Thank you very much in advance!

1 Like

Have you tried google?

Thank you. I apologize. I have changed the title and description to be more accurate and meaningful.
Yes. Most links will direct to nvidia’s cuda Fortran if not all, which makes me think that perhaps gfortran or intel Fortran in general does not support GPU.
But I can be wrong.
So wanted to see if anyone here can show a simple example how to run perhaps gfortran or intel Fortran on GPU.
If one have to use Nvidia’s cuda Fortran to use GPU, then true, there are some cuda Fortran examples online. Not sure how many people use cuda Fortran as the main Fortran compiler, and not sure if cuda Fortran is good enough. But, it is not a surprise that GPU vendor has their own Fortran compiler.

We definitely need a GPU section here:

Would anyone be willing to write it? That section should explain the current approaches how to write GPU code using Fortran, using the current compilers (gfortran, ifort, nvfortran, nag, etc.) and what the options are.


(This is my first post so first of all, hi everyone and thank you for this amazing initiative for the Fortran community)

Since this seems to be a more general question, please, let me share my personal experience with Fortran and GPUs. There are many ways you can port you Fortran code to GPUs. From higher to lower level (or more to less portable), you could use:

  • a library that is already ported to GPUs, e.g. cuBLAS, cuFFT, etc.
  • directive based approaches like OpenACC or OpenMP. These will let you “describe” the code you want to port to GPUs and then, the compiler does the work for you.
  • “low-level” APIs like CUDA (mainly targetting NVIDIA GPUs) or the AMD-equivalent ROCm. Here, you have a fine grain control of what you are doing on the GPU.

With the first option, you need a minimum to no understanding on how GPUs work while as you go down the options, you will need a more deep understanding in order to make it work efficiently. If you are interested, I can try to list a few pros and cons for each approach.

Now, let me add a few comments more directly related to your question. The CUDA Fortran compiler, nvfortran, is based on the PGI one (actually, I think they rebranded it) so I would say that yes, it is stable/fast enough.

In principle, you can use CUDA for Fortran. You can very easily code small examples that work great! However, as it is unfortunately often the case with Fortran, I found that there is not the same level of support as you could find in C/C++, for example. By default, nvfortran is not included in the CUDA toolkit and you need to download NVIDIA HPC SDK. If you use HPC clusters, you may find yourself with some problems. For example, the NVIDIA HPC SDK comes with its own openmpi which was not compatible with the configuration of the machine I was using. One easy workaround to all these drawbacks would be to use to Fortran/C interface to call CUDA C code (which I agree is a bit cumbersome).

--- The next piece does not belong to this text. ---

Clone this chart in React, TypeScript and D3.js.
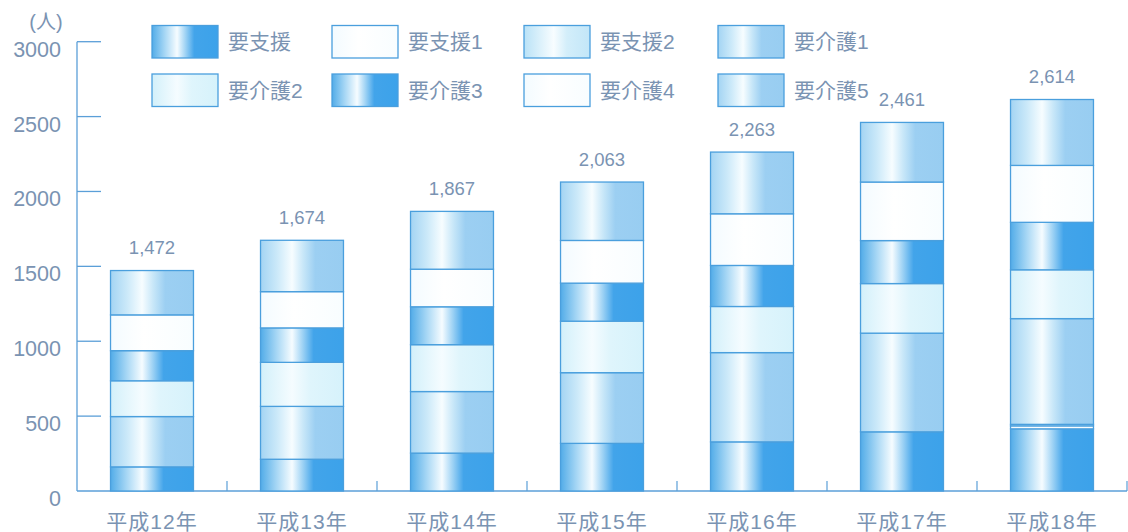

To summarize a bit, I would first look for already existing libraries doing what you are trying to do. If they are not available and if you don’t specifically need CUDA, try using OpenACC or OpenMP. They yields very acceptable performance gains, are “easy” to implement in the sense that they are based on an incremental approach and allow you to have the same source code for CPU and GPU (the directives are considered as comment by the compiler if not instructed otherwise). Finally, if you want to really have control on what you do on GPU, or you are really trying to achieve the best performance, then CUDA (or ROCm (HIP actually)) is the best option, but I would strongly encourage you to first have a look at your dependencies and how well you can compile/combine them with CUDA.


Thank you so much, and welcome! Your comment is super! :+1:
After reading the information you gave, I may first try to run openMP on GPU, it seems a more universal standard/solution for modern Fortran.